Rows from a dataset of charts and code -

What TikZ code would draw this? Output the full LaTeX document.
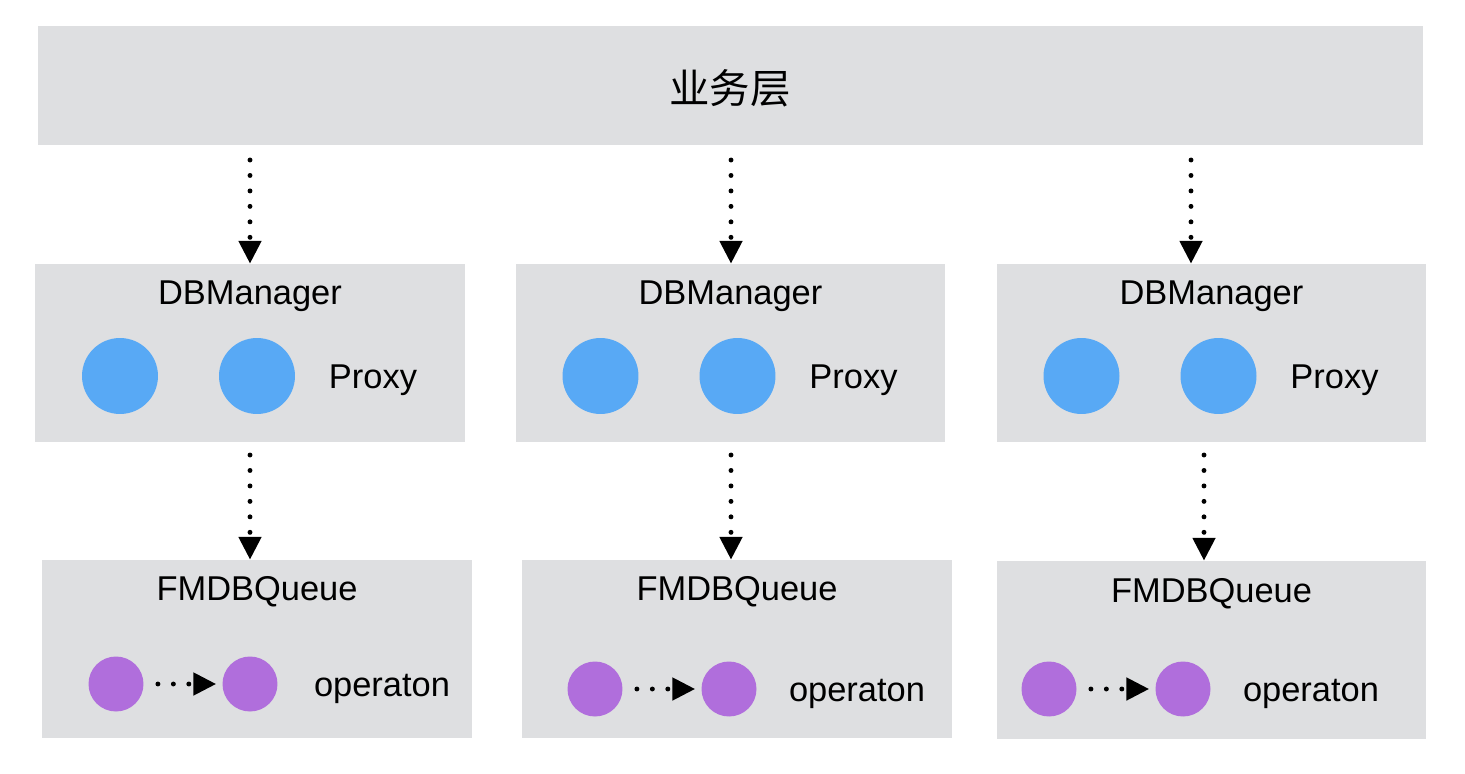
\documentclass[tikz,border=0pt]{standalone}
\usepackage{fontspec}
\setmainfont{Liberation Sans}
\newfontfamily\cjk{Noto Sans CJK SC}
\usetikzlibrary{arrows.meta}
\definecolor{boxgray}{RGB}{222,223,225}
\definecolor{proxyblue}{RGB}{88,169,245}
\definecolor{oppurple}{RGB}{176,110,220}
\tikzset{
	layer/.style={fill=boxgray, inner sep=0pt},
	mgrbox/.style={layer, minimum width=8.6cm, minimum height=3.56cm},
	queuebox/.style={layer, minimum width=8.6cm, minimum height=3.56cm},
	proxy/.style={circle, fill=proxyblue, minimum size=1.52cm, inner sep=0pt},
	op/.style={circle, fill=oppurple, minimum size=1.1cm, inner sep=0pt},
	lbl/.style={font=\fontsize{19.6}{23}\selectfont, anchor=base, inner sep=0pt},
	flow/.style={line width=2.8pt, line cap=round, dash pattern=on 0pt off 8.8pt,
		-{Triangle[width=12.5pt,length=13pt]}},
}
\begin{document}
\begin{tikzpicture}[x=0.02cm, y=-0.02cm]
		\useasboundingbox (0,0) rectangle (1465,774);
		% business layer
			\node[layer, minimum width=27.7cm, minimum height=2.38cm] (biz) at (730.5,85.5) {};
			\node[font=\cjk\fontsize{23}{27}\selectfont] (bizlbl) at (730,88) {业务层};
		% columns: manager, queue, arrows
			\foreach \i/\mx/\tx/\ux/\qx/\qy/\oa/\oy/\ox/\ty in {%
				1/250/250/250/257/649/116/684/382/600,%
				2/730.5/731/731/737/649/595/689/857/600,%
				3/1211.5/1191/1204/1211.5/650/1049/689/1311/602}{
				% DBManager
				\node[mgrbox] (m\i) at (\mx,353) {};
				\node[lbl] (mt\i) at (\mx,304) {DBManager};
				\node[proxy] (pa\i) at (\mx-130,376) {};
				\node[proxy] (pb\i) at (\mx+7,376) {};
				\node[lbl] (px\i) at (\mx+123,388) {Proxy};
				% FMDBQueue
				\node[queuebox] (q\i) at (\qx,\qy) {};
				\node[lbl] (qt\i) at (\qx,\ty) {FMDBQueue};
				\node[op] (oa\i) at (\oa,\oy) {};
				\node[op] (ob\i) at (\oa+134,\oy) {};
				\node[lbl] (ot\i) at (\ox,\oy+12) {operaton};
				\draw[flow, shorten <=8pt, shorten >=3.4pt] (oa\i.east) -- (ob\i.west);
				% arrows
				\coordinate (t\i) at (\tx,160);
				\draw[flow] (t\i) -- (m\i.north -| t\i);
				\coordinate (u\i) at (\ux,455);
				\draw[flow] (u\i) -- (q\i.north -| u\i);
				}
	\end{tikzpicture}
\end{document}
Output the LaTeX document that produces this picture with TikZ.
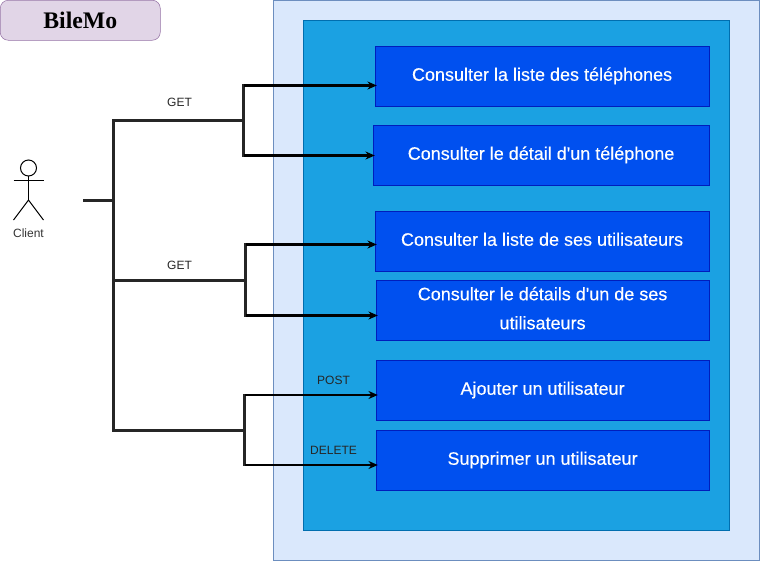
\documentclass[tikz,border=0pt]{standalone}
\usepackage{fontspec}
\setmainfont{Liberation Sans}
\newfontfamily\titlefont{Liberation Serif}
\newfontfamily\boxfont[FakeBold=0.25]{Liberation Sans}
\definecolor{outerfill}{HTML}{DAE8FC}
\definecolor{outerline}{HTML}{6C8EBF}
\definecolor{innerfill}{HTML}{1BA1E2}
\definecolor{innerline}{HTML}{006EAF}
\definecolor{boxfill}{HTML}{0050EF}
\definecolor{boxline}{HTML}{001DBC}
\definecolor{titlefill}{HTML}{E1D5E7}
\definecolor{titleline}{HTML}{9673A6}
\usetikzlibrary{arrows.meta}
\newcommand{\boxstrut}{\rule[-3pt]{0pt}{13pt}}
\tikzset{
    usecase/.style={draw=boxline, fill=boxfill, text=white, inner sep=0pt, align=center,
        minimum height=45pt, anchor=north west,
        font=\boxfont\fontsize{13.5pt}{15pt}\selectfont},
    verb/.style={font=\fontsize{9pt}{11pt}\selectfont, text=black!85, inner sep=0pt},
    wire/.style={line width=1.8pt, black!85},
    arrowwire/.style={line width=1.8pt, shorten >=-1.5pt, -{Stealth[length=7pt,width=6pt]}}
}
\begin{document}
\begin{tikzpicture}[x=0.75pt, y=-0.75pt]
    \useasboundingbox (0,0) rectangle (760,561);
    % Fond
    \node[draw=outerline, fill=outerfill, minimum width=364.5pt, minimum height=420pt, inner sep=0pt, anchor=north west] (api) at (272.8,-0.2) {};
    \node[draw=innerline, fill=innerfill, minimum width=319.5pt, minimum height=382.5pt, inner sep=0pt, anchor=north west] (inner) at (302.8,19.8) {};
    \node[draw=titleline, fill=titlefill, rounded corners=6pt, minimum width=120pt, minimum height=30pt, inner sep=0pt, anchor=north west,
        font=\titlefont\bfseries\fontsize{17.8pt}{20pt}\selectfont] (title) at (0,0) {BileMo};
    % Cas d'utilisation
    \node[usecase, minimum width=250.5pt] (liste) at (374.8,45.8) {\boxstrut Consulter la liste des téléphones};
    \node[usecase, minimum width=252pt] (detail) at (372.8,124.8) {\boxstrut Consulter le détail d'un téléphone};
    \node[usecase, minimum width=250.5pt] (users) at (374.8,210.8) {\boxstrut Consulter la liste de ses utilisateurs};
    \node[usecase, minimum width=249.75pt] (user) at (375.8,279.8) {\boxstrut Consulter le détails d'un de ses\\[6.75pt]\boxstrut utilisateurs};
    \node[usecase, minimum width=249.75pt] (ajout) at (375.8,359.8) {\boxstrut Ajouter un utilisateur};
    \node[usecase, minimum width=249.75pt] (suppr) at (375.8,429.8) {\boxstrut Supprimer un utilisateur};
    % Client
    \begin{scope}[shift={(28.5,0)}, line width=0.75pt]
        \draw (0,168) circle (6pt);
        \draw (0,176) -- (0,200);
        \draw (-15,180) -- (15,180);
        \draw (-15,220) -- (0,200) -- (15,220);
    \end{scope}
    \node[verb, text=black!80] (client) at (28.5,233.5) {Client};
    % Branches
    \coordinate (start) at (83,200.5);
    \coordinate (trunk) at (113.5,200.5);
    \coordinate (top) at (113.5,120.5);
    \coordinate (mid) at (113.5,280.5);
    \coordinate (bot) at (113.5,430.5);
    \coordinate (forkA) at (243.5,120.5);
    \coordinate (forkB) at (245.5,280.5);
    \coordinate (forkC) at (244.5,430.5);
    \coordinate (a1) at (243.5,85.5);
    \coordinate (a2) at (243.5,155.5);
    \coordinate (b1) at (245.5,244.5);
    \coordinate (b2) at (245.5,315.5);
    \coordinate (c1) at (244.5,395);
    \coordinate (c2) at (244.5,465);
    \draw[wire] (start) -- (trunk);
    \draw[wire, line cap=rect] (top) -- (bot);
    \draw[wire] (top) -- (forkA);
    \draw[wire] (mid) -- (forkB);
    \draw[wire] (bot) -- (forkC);
    \draw[wire, line cap=rect] (a1) -- (a2);
    \draw[wire, line cap=rect] (b1) -- (b2);
    \draw[wire, line cap=rect] (c1) -- (c2);
    \draw[arrowwire] (a1) -- (a1 -| liste.west);
    \draw[arrowwire] (a2) -- (a2 -| detail.west);
    \draw[arrowwire] (b1) -- (b1 -| users.west);
    \draw[arrowwire] (b2) -- (b2 -| user.west);
    \draw[arrowwire] (c1) -- (c1 -| ajout.west);
    \draw[arrowwire] (c2) -- (c2 -| suppr.west);
    % Verbes
    \node[verb] (get1) at (179.5,102) {GET};
    \node[verb] (get2) at (179.5,265) {GET};
    \node[verb] (post) at (333.5,380) {POST};
    \node[verb] (delete) at (333.5,450) {DELETE};
\end{tikzpicture}
\end{document}
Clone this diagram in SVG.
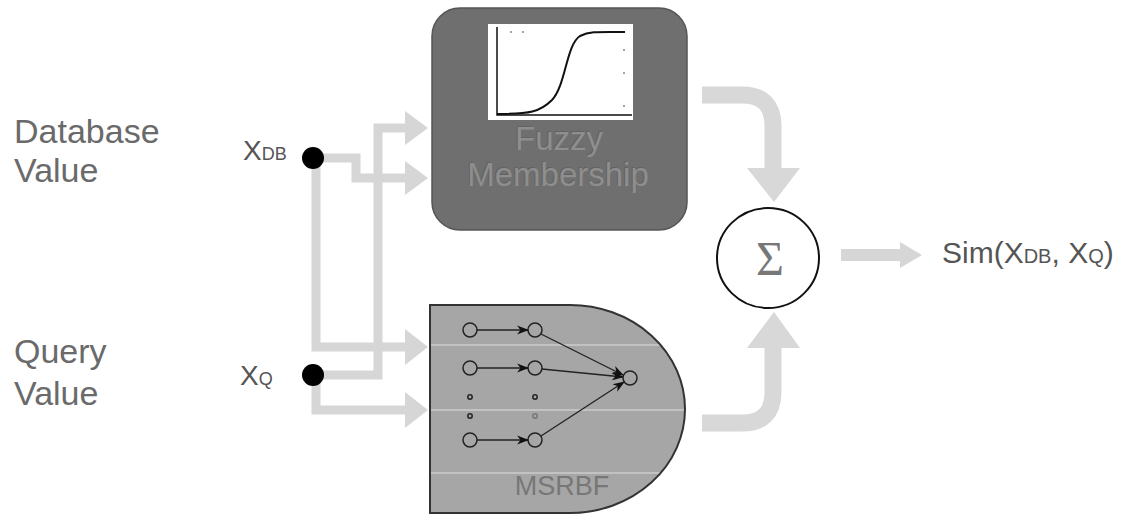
<svg xmlns="http://www.w3.org/2000/svg" width="1128" height="515" viewBox="0 0 1128 515">
<style>
.lbl{font-family:"Liberation Sans",Arial,sans-serif;fill:#6a6a6a}
.xl{font-family:"Liberation Sans",Arial,sans-serif;fill:#555}
.con{fill:none;stroke:#d6d6d6;stroke-width:9}
.head{fill:#d6d6d6}
.big{fill:none;stroke:#d8d8d8;stroke-width:17}
.bighead{fill:#d8d8d8}
.nn{fill:none;stroke:#222;stroke-width:1.5}
.nl{stroke:#222;stroke-width:1.3;fill:none}
.emb{font-family:"Liberation Sans",Arial,sans-serif;text-anchor:middle}
</style>
<defs>
<marker id="ah" viewBox="0 0 12 10" refX="11" refY="5" markerWidth="12" markerHeight="10" markerUnits="userSpaceOnUse" orient="auto">
<path d="M0,0.5 L12,5 L0,9.5 L3.5,5 Z" fill="#111"/>
</marker>
<clipPath id="dclip">
<path d="M430,305 H570 A115,104 0 0 1 570,513 H430 Z"/>
</clipPath>
</defs>
<rect width="1128" height="515" fill="#fff"/>

<g id="label-db">
<text class="lbl" x="14" y="143" font-size="34">Database</text>
<text class="lbl" x="14" y="182" font-size="34">Value</text>
</g>
<g id="label-q">
<text class="lbl" x="14" y="363" font-size="34">Query</text>
<text class="lbl" x="14" y="405" font-size="34">Value</text>
</g>

<g id="connectors">
<path class="con" d="M313,158 H356 V178 H408"/>
<polygon class="head" points="405,161 428,178 405,195"/>
<path class="con" d="M316,158 V347 H408"/>
<polygon class="head" points="405,329 428,347 405,365"/>
<path class="con" d="M313,375 H378 V128 H408"/>
<polygon class="head" points="405,111 428,128 405,145"/>
<path class="con" d="M316,375 V410 H408"/>
<polygon class="head" points="405,392 428,410 405,428"/>
<path class="big" d="M702,95 H742 Q773,95 773,126 V170"/>
<polygon class="bighead" points="747,168 800,168 774,202"/>
<path class="big" d="M702,423 H742 Q773,423 773,392 V347"/>
<polygon class="bighead" points="747,348 800,348 774,312"/>
<path d="M841,255 H902" stroke="#d6d6d6" stroke-width="12" fill="none"/>
<polygon class="head" points="900,242 922,255 900,268"/>
</g>

<g id="xdb">
<text class="xl" x="243" y="160" font-size="28">X<tspan font-size="18">DB</tspan></text>
<circle cx="313" cy="158" r="11" fill="#000"/>
</g>
<g id="xq">
<text class="xl" x="240" y="385" font-size="28">X<tspan font-size="18">Q</tspan></text>
<circle cx="313" cy="375" r="11" fill="#000"/>
</g>

<g id="fuzzy">
<rect x="432" y="8" width="255" height="222" rx="28" fill="#6f6f6f" stroke="#555" stroke-width="1.5"/>
<rect x="488" y="24" width="145" height="96" fill="#fff"/>
<path d="M497,27 V115 H632" fill="none" stroke="#111" stroke-width="1.5"/>
<path d="M497,114 C530,114 540,112 552,100 C566,85 566,45 580,36 C590,31 600,32 625,32" fill="none" stroke="#111" stroke-width="2"/>
<circle cx="511" cy="32" r="0.8" fill="#333"/><circle cx="523" cy="32" r="0.8" fill="#333"/>
<circle cx="624" cy="50" r="0.8" fill="#333"/><circle cx="624" cy="73" r="0.8" fill="#333"/><circle cx="624" cy="106" r="0.8" fill="#333"/>
<text class="emb" x="558" y="149" font-size="33" fill="#626262">Fuzzy</text>
<text class="emb" x="559" y="150" font-size="33" fill="#8e8e8e">Fuzzy</text>
<text class="emb" x="557" y="185" font-size="33" fill="#626262">Membership</text>
<text class="emb" x="558" y="186" font-size="33" fill="#8e8e8e">Membership</text>
</g>

<g id="msrbf">
<path d="M430,305 H570 A115,104 0 0 1 570,513 H430 Z" fill="#a6a6a6"/>
<g stroke="#c2c2c2" stroke-width="2" clip-path="url(#dclip)">
<line x1="431" y1="345" x2="700" y2="345"/>
<line x1="431" y1="410" x2="700" y2="410"/>
<line x1="431" y1="473" x2="700" y2="473"/>
</g>
<path d="M430,305 H570 A115,104 0 0 1 570,513 H430 Z" fill="none" stroke="#333" stroke-width="2"/>
<g class="nn">
<circle cx="470" cy="330" r="7"/><circle cx="535" cy="330" r="7"/>
<circle cx="470" cy="368" r="7"/><circle cx="535" cy="368" r="7"/>
<circle cx="470" cy="440" r="7"/><circle cx="535" cy="440" r="7"/>
<circle cx="630" cy="378" r="7"/>
<circle cx="470" cy="397" r="2.2"/><circle cx="470" cy="416" r="2.2"/>
<circle cx="535" cy="397" r="2.2"/><circle cx="535" cy="416" r="2.2" stroke="#777"/>
</g>
<g class="nl" marker-end="url(#ah)">
<line x1="477" y1="330" x2="528" y2="330"/>
<line x1="477" y1="368" x2="528" y2="368"/>
<line x1="477" y1="440" x2="528" y2="440"/>
<line x1="541" y1="334" x2="623" y2="375"/>
<line x1="542" y1="369" x2="623" y2="377"/>
<line x1="541" y1="436" x2="624" y2="382"/>
</g>
<text class="emb" x="562" y="495" font-size="27" fill="#777">MSRBF</text>
</g>

<g id="sum">
<ellipse cx="768" cy="258" rx="51" ry="50" fill="#fff" stroke="#111" stroke-width="2"/>
<text x="770" y="275" font-family="Liberation Serif,serif" font-size="48" fill="#777" text-anchor="middle">Σ</text>
</g>

<g id="output">
<text class="xl" x="942" y="263" font-size="30" fill="#555">Sim(X<tspan font-size="20">DB</tspan>, X<tspan font-size="20">Q</tspan>)</text>
</g>
</svg>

EXERCISE GOAL -
How many lines in these entries contain the string "LaTeX"? State the number and nothing more.

WRITTEN REPLY -
2